As audiences wait to see if Schrader will find out the truth about his brother-in-law, Norris says that when it comes to playing the role of the DEA agent, it was important to him and to show creator Vince Gilligan "that we don't make him look stupid. He's a good cop, he just hasn't put the pieces together yet."

The AMC series Breaking Bad has garnered three Emmy nominations for Outstanding Drama Series and has won six Emmy Awards. The show is currently in its fifth and final season.


Interview Highlights

On why he's so often cast as law enforcement

If you stop in any doughnut shop, and you see three cops eating doughnuts, one of them is gonna look like me.

"Well, you know, if you stop in any doughnut shop, and you see three cops eating doughnuts, one of them is gonna look like me. I don't know why that is ... but I guess you have a certain look, it's kind of an authoritative law enforcement-type look, and that look is certainly the first thing that people cast you with before you get a chance to do some acting."

On why he decided to become an actor

"It was a tough decision, because I went to Harvard, and I was the first kid in my family to go to college — my parents didn't go to college. ... So on one level, you're like, wow, here's the lottery out of the lower middle class by getting this ticket into Harvard. And I had a choice to either go into investment banking or pursue acting, and I talked to a lot of people. I had done some plays with the American Repertory Theater there in Boston, so I had other professional actors who were making a living ... and I asked them what they thought my chances were. ...

"And I figured these guys all made a living.

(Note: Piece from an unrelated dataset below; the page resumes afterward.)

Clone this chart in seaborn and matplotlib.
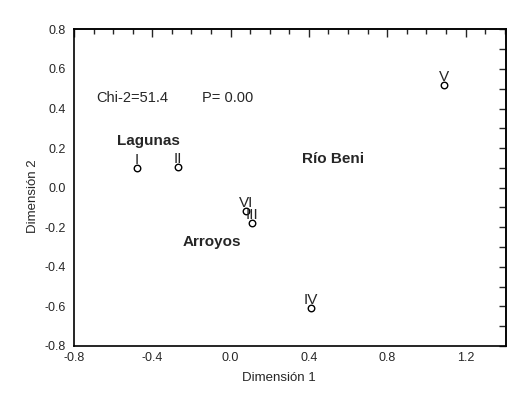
import numpy as np
import pandas as pd
import seaborn as sns
import matplotlib.pyplot as plt
from matplotlib.ticker import MultipleLocator

# coordinates of the sites on the first two dimensions
sites = ['I', 'II', 'III', 'IV', 'V', 'VI']
dim1 = [-0.48, -0.27, 0.107, 0.41, 1.09, 0.077]
dim2 = [0.10, 0.105, -0.177, -0.61, 0.52, -0.12]

# group labels placed in the plot
groups = ['Lagunas', 'Río Beni', 'Arroyos']
group_x = [-0.422, 0.525, -0.095]
group_y = [0.235, 0.145, -0.275]

df = pd.DataFrame({'site': sites, 'Dimensión 1': dim1, 'Dimensión 2': dim2})

sns.set_style('white')
plt.rcParams['font.family'] = ['Liberation Sans', 'DejaVu Sans']

fig = plt.figure(figsize=(5.24, 3.97), dpi=100)
ax = fig.add_axes([0.1412, 0.1285, 0.8238, 0.7975])

sns.scatterplot(data=df, x='Dimensión 1', y='Dimensión 2', ax=ax,
                marker='o', s=22, facecolor='white', edgecolor='black',
                linewidth=1.0, zorder=3)

for name, x, y in zip(sites, dim1, dim2):
    ax.annotate(name, (x, y), xytext=(0, 0.8), textcoords='offset points',
                ha='center', va='bottom', fontsize=11)

for name, x, y in zip(groups, group_x, group_y):
    ax.text(x, y, name, ha='center', va='center', fontsize=11, fontweight='bold')

ax.text(-0.684, 0.453, 'Chi-2=51.4', ha='left', va='center', fontsize=10.5)
ax.text(-0.148, 0.453, 'P= 0.00', ha='left', va='center', fontsize=10.5)

ax.set_xlim(-0.8, 1.405)
ax.set_ylim(-0.8, 0.8)
ax.xaxis.set_major_locator(MultipleLocator(0.4))
ax.xaxis.set_minor_locator(MultipleLocator(0.1))
ax.yaxis.set_major_locator(MultipleLocator(0.2))
ax.xaxis.set_major_formatter(lambda v, p: f'{v:.1f}' if v < 1.3 else '')
ax.yaxis.set_major_formatter(lambda v, p: f'{v:.1f}')

ax.tick_params(axis='x', which='major', direction='in', length=6, width=1,
               labelsize=9, pad=4)
ax.tick_params(axis='x', which='minor', direction='in', length=3.5, width=1)
ax.tick_params(axis='y', which='major', direction='out', length=4, width=1,
               labelsize=9, pad=2)

top = ax.secondary_xaxis('top')
top.xaxis.set_major_locator(MultipleLocator(0.4))
top.xaxis.set_minor_locator(MultipleLocator(0.1))
top.tick_params(which='major', direction='in', length=6, width=1, labeltop=False)
top.tick_params(which='minor', direction='in', length=3.5, width=1)

right = ax.secondary_yaxis('right')
right.yaxis.set_major_locator(MultipleLocator(0.2))
right.yaxis.set_minor_locator(MultipleLocator(0.1))
right.tick_params(which='both', direction='in', length=5, width=1, labelright=False)

for sp in ax.spines.values():
    sp.set_color('black')
    sp.set_linewidth(1.2)
for s in (top, right):
    for sp in s.spines.values():
        sp.set_linewidth(1.2)

ax.set_xlabel('Dimensión 1', fontsize=9.5, va='center')
ax.set_ylabel('Dimensión 2', fontsize=9.5, va='center')
ax.xaxis.set_label_coords(0.475, -0.101)
ax.yaxis.set_label_coords(-0.095, 0.474)

fig.savefig('out.png', dpi=100)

They didn't make as much money as someone on TV or film, but I said, I'm standing backstage in some tights and a codpiece, watching grown men onstage, and it was just electric. There's 800 people out there, and there's just something magical about being backstage, ready to go onstage, and all your colleagues are out there. And I said, man, if this is as good as it gets and I can do this the rest of my life — be a repertory actor — I'd be a happy man."

On filming the wordless shootout scene in the "One Minute" episode of Breaking Bad's third season

"There are virtually no words in a five-minute scene, so it was all done by our eyes, and being worried, and being scared. And the director literally just would talk me through the scene, would put the cameras on and say: 'Look scared, look left, look right, look really scared. Now you're relaxed a little more, now you're really, really, really scared.' It was an amazing scene to do.

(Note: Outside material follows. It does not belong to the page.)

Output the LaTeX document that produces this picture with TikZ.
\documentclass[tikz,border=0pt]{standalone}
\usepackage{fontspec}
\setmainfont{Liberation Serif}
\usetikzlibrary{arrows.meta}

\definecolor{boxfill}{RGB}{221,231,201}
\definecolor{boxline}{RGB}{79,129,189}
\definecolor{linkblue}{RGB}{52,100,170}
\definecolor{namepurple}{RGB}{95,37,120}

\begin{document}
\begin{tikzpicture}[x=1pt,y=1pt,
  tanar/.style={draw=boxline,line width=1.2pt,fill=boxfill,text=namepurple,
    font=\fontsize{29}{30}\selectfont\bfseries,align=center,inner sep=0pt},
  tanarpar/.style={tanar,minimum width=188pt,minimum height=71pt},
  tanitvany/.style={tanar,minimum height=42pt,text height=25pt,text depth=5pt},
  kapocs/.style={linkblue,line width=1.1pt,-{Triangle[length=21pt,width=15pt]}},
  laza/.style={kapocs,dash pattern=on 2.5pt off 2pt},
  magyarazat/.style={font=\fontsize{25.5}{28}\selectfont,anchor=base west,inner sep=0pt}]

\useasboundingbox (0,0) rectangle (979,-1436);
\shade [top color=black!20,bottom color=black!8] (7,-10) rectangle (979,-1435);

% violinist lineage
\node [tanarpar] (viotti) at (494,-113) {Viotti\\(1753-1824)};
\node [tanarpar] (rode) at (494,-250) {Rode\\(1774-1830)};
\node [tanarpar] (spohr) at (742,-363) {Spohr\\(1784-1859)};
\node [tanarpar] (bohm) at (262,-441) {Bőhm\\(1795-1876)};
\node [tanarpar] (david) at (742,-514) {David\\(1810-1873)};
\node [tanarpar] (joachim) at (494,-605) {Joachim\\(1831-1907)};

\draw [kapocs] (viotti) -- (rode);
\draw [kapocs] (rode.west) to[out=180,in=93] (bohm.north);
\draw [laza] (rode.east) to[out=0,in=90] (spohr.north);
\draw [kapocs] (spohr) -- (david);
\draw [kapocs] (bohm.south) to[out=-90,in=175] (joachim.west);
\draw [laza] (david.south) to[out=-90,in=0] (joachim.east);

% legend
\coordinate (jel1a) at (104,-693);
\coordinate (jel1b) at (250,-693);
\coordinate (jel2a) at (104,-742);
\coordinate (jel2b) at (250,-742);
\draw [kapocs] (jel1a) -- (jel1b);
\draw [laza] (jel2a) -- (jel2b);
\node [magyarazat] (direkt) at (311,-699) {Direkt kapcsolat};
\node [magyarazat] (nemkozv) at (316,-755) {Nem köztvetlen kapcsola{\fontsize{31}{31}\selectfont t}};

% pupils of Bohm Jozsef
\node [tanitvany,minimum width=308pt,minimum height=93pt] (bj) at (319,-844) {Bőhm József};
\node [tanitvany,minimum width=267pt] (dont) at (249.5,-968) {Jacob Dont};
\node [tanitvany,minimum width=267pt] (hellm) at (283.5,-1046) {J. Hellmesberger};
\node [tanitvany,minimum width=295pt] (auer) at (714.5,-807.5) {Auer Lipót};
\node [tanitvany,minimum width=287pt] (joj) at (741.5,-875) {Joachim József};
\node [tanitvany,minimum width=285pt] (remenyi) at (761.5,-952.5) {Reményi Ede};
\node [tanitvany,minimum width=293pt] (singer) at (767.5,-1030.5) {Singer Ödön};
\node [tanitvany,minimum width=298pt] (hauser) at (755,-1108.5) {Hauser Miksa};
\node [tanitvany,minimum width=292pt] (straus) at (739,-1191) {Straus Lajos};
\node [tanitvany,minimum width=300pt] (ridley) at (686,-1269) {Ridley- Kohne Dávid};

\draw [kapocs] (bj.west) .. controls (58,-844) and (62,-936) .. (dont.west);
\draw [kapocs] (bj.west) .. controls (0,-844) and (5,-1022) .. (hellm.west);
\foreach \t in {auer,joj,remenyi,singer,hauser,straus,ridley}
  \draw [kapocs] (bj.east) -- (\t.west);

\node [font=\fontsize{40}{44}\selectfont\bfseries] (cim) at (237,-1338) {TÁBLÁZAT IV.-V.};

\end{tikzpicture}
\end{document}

"And when the shootout came, that was something as well, because if you're in the car, in order to make the glass break as if it's been shot by a bullet, there's essentially a gun on the inside of the car that shoots out, and if you happen to get your hand in front of that, it wouldn't be very pleasant. And it's a very tense situation, there's a lot of cameras going, there's a lot of money being spent, and you have to make sure you don't move this way, move that way, don't move your head too far that way; you gotta feel the bullet coming in. ...

"There are all these external things that are going on, and you're just trying to stay in this character's head, so it was a really challenging and fun thing to shoot. I didn't have a sense of how that scene would resonate until we really saw it in the finished product, because they put that scene together in just a phenomenal way. Something about that scene, even if you know the ending of that scene, you can still watch it and you'll get chills right up to the end."

On finding success as a middle-aged actor

"I was always playing 10 years older than I was because I was losing my hair, and I just had that kind of look. So I was playing 35-year-olds when I was 25, always playing 45-year-olds when I was 35. And I always felt when I got into my mid- to late-30s, that would be the time when I would be playing characters that fit who I was. ... I think people kind of hit their peak when they're young, and I have no complaints because I made a really good living. ... I would rather be having all this stuff happening now than having had it happen at 25 and not happen again."